CW:  There's a lot of good information in Generation Hex, and I know we haven't covered it all here. Is there anything else you'd like to share with readers before wrapping up?

MA:  Sure, I just wanted to share about our approach. There are many books out there that just say, "Witchcraft is wrong, and her is why. The Bible says, ‘You are going to hell.'"  We didn't want to take that approach. We wanted to be able to talk with real Wiccans and create an open door rather than a closed door. We found that many of these people have been very hurt and persecuted by non-Christens and by Christians, and that really is heartbreaking because we are called to share the Gospel with every person.   

God loves these people, and he is drawing them to himself. I am not afraid to share [the Gospel] with a Buddhist, why would I be afraid to share with a Wiccan?   

DB:  In one of the chapters in the book we talk about how studying Wicca has strengthened our faith in Christ. It seems like such a paradox when you put it that way, but what we mean by that is as we studied Wicca, we saw time and time again people we interviewed who were very open about their faith in paganism and the god and the goddess that they worship. We thought, How many Christians are really that open about their faith, who aren't afraid to share about what they believe?    

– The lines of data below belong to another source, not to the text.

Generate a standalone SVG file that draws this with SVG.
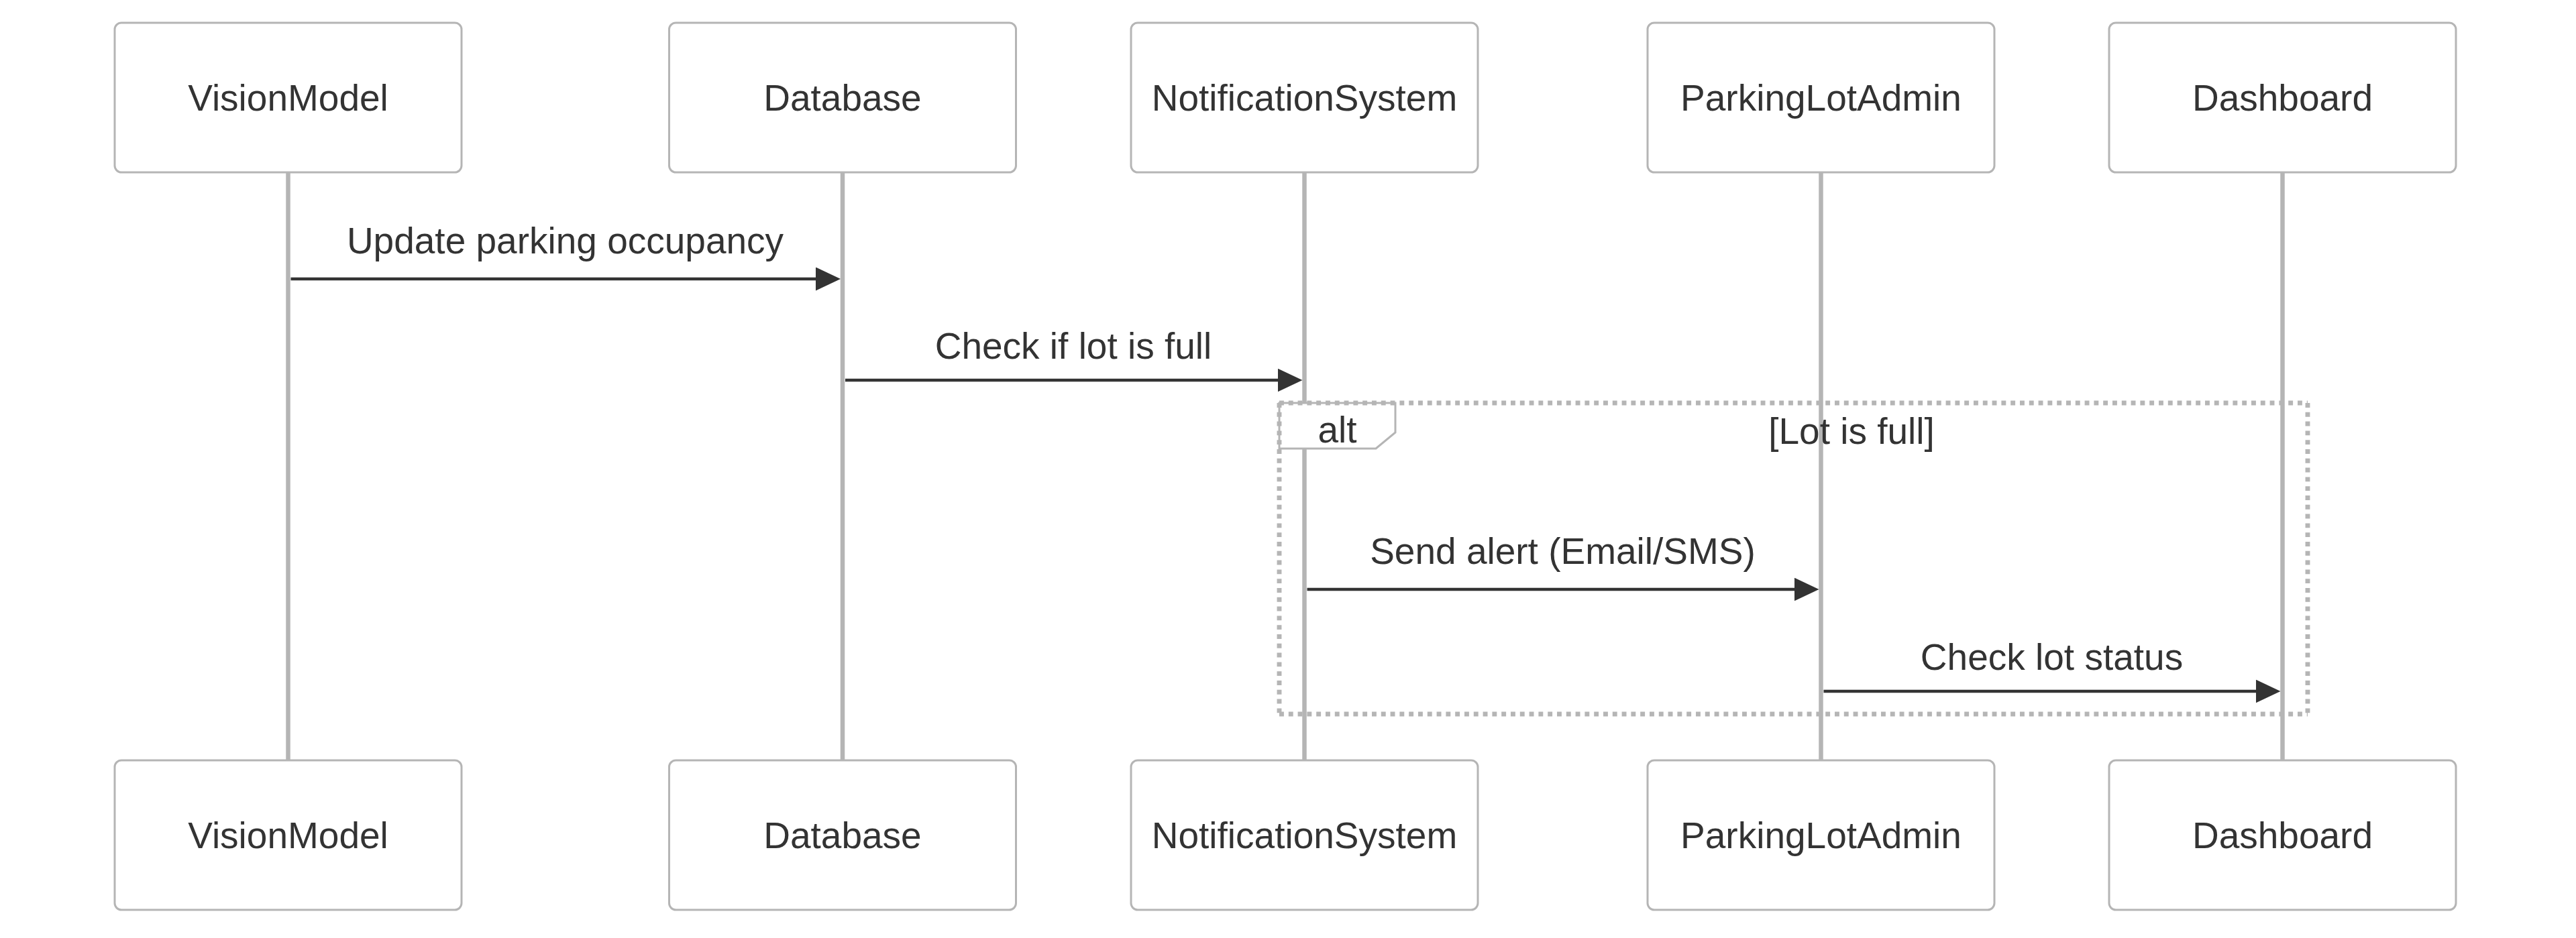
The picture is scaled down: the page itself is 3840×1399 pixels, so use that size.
<svg xmlns="http://www.w3.org/2000/svg" width="3840" height="1399" viewBox="0 0 3840 1399">
<style>
.actor{fill:#ffffff;stroke:#b5b5b5;stroke-width:3}
.atext{font-family:"Liberation Sans",Arial,sans-serif;font-size:55px;fill:#333333;text-anchor:middle}
.life{stroke:#b5b5b5;stroke-width:6.5}
.msg{stroke:#333333;stroke-width:4.5;fill:none}
.mtext{font-family:"Liberation Sans",Arial,sans-serif;font-size:55px;fill:#333333;text-anchor:middle}
.loop{stroke:#b5b5b5;stroke-width:6.9;stroke-dasharray:6.9 6.9;fill:none}
.tab{fill:#ffffff;stroke:#b5b5b5;stroke-width:3}
</style>
<defs>
<marker id="arrow" markerUnits="userSpaceOnUse" markerWidth="40" markerHeight="36" refX="7" refY="17.5" orient="auto">
<path d="M0,0 L37,17.5 L0,35 z" fill="#333333"/>
</marker>
</defs>
<rect width="3840" height="1399" fill="#ffffff"/>
<g id="lifelines">
<line class="life" x1="429.5" y1="257" x2="429.5" y2="1134"/>
<line class="life" x1="1256" y1="257" x2="1256" y2="1134"/>
<line class="life" x1="1944.5" y1="257" x2="1944.5" y2="1134"/>
<line class="life" x1="2714.5" y1="257" x2="2714.5" y2="1134"/>
<line class="life" x1="3402.5" y1="257" x2="3402.5" y2="1134"/>
</g>
<g id="VisionModel">
<rect class="actor" x="171" y="34" width="517" height="223" rx="10"/>
<text class="atext" x="429.5" y="165">VisionModel</text>
<rect class="actor" x="171" y="1134" width="517" height="223" rx="10"/>
<text class="atext" x="429.5" y="1265">VisionModel</text>
</g>
<g id="Database">
<rect class="actor" x="997.5" y="34" width="517" height="223" rx="10"/>
<text class="atext" x="1256" y="165">Database</text>
<rect class="actor" x="997.5" y="1134" width="517" height="223" rx="10"/>
<text class="atext" x="1256" y="1265">Database</text>
</g>
<g id="NotificationSystem">
<rect class="actor" x="1686" y="34" width="517" height="223" rx="10"/>
<text class="atext" x="1944.5" y="165">NotificationSystem</text>
<rect class="actor" x="1686" y="1134" width="517" height="223" rx="10"/>
<text class="atext" x="1944.5" y="1265">NotificationSystem</text>
</g>
<g id="ParkingLotAdmin">
<rect class="actor" x="2456" y="34" width="517" height="223" rx="10"/>
<text class="atext" x="2714.5" y="165">ParkingLotAdmin</text>
<rect class="actor" x="2456" y="1134" width="517" height="223" rx="10"/>
<text class="atext" x="2714.5" y="1265">ParkingLotAdmin</text>
</g>
<g id="Dashboard">
<rect class="actor" x="3144" y="34" width="517" height="223" rx="10"/>
<text class="atext" x="3402.5" y="165">Dashboard</text>
<rect class="actor" x="3144" y="1134" width="517" height="223" rx="10"/>
<text class="atext" x="3402.5" y="1265">Dashboard</text>
</g>
<g id="alt-fragment">
<polygon class="tab" points="1907,601 2080,601 2080,645 2051,669 1907,669"/>
<line class="loop" x1="1907" y1="601" x2="3440" y2="601"/>
<line class="loop" x1="3440" y1="601" x2="3440" y2="1065"/>
<line class="loop" x1="1907" y1="1065" x2="3440" y2="1065"/>
<line class="loop" x1="1907" y1="601" x2="1907" y2="1065"/>
<text class="mtext" x="1993.5" y="660">alt</text>
<text class="mtext" x="2760" y="662">[Lot is full]</text>
</g>
<g id="connectors">
<line class="msg" x1="433.5" y1="416" x2="1223" y2="416" marker-end="url(#arrow)"/>
<text class="mtext" x="842.5" y="378">Update parking occupancy</text>
<line class="msg" x1="1260" y1="567" x2="1911.5" y2="567" marker-end="url(#arrow)"/>
<text class="mtext" x="1600" y="535">Check if lot is full</text>
<line class="msg" x1="1948.5" y1="879" x2="2681.5" y2="879" marker-end="url(#arrow)"/>
<text class="mtext" x="2329.5" y="841">Send alert (Email/SMS)</text>
<line class="msg" x1="2718.5" y1="1031" x2="3369.5" y2="1031" marker-end="url(#arrow)"/>
<text class="mtext" x="3058.5" y="999">Check lot status</text>
</g>
</svg>
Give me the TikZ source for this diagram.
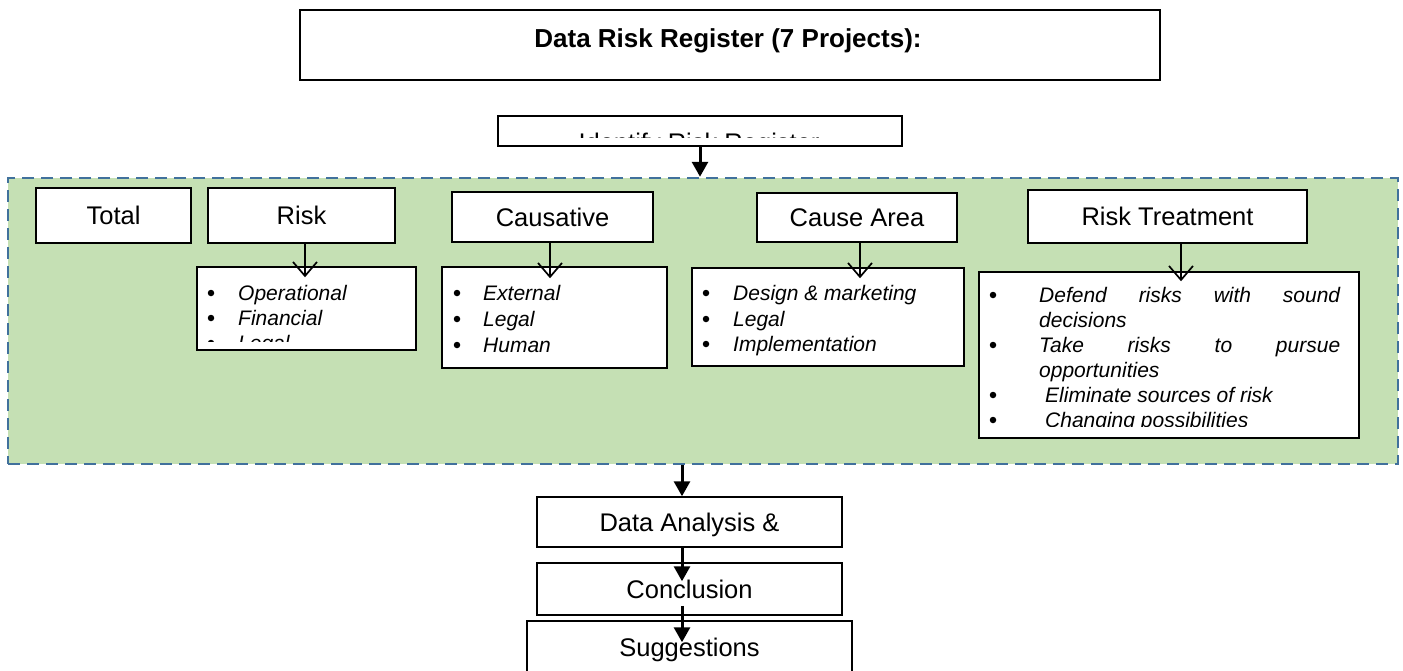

It was a wake-up call to me -- to see other people who believe something strongly [who] are willing to stand up for it. As Christians, we should not fear doing the same thing, not be ashamed of the Gospel, but do as the apostle Paul said -- to speak the truth in love. (Ephesians 4:15)  We have a message that is exclusive, that is tough, that stands for Jesus only, but at the same time we have to communicate that in the context of love. It will make a difference in the lives around us.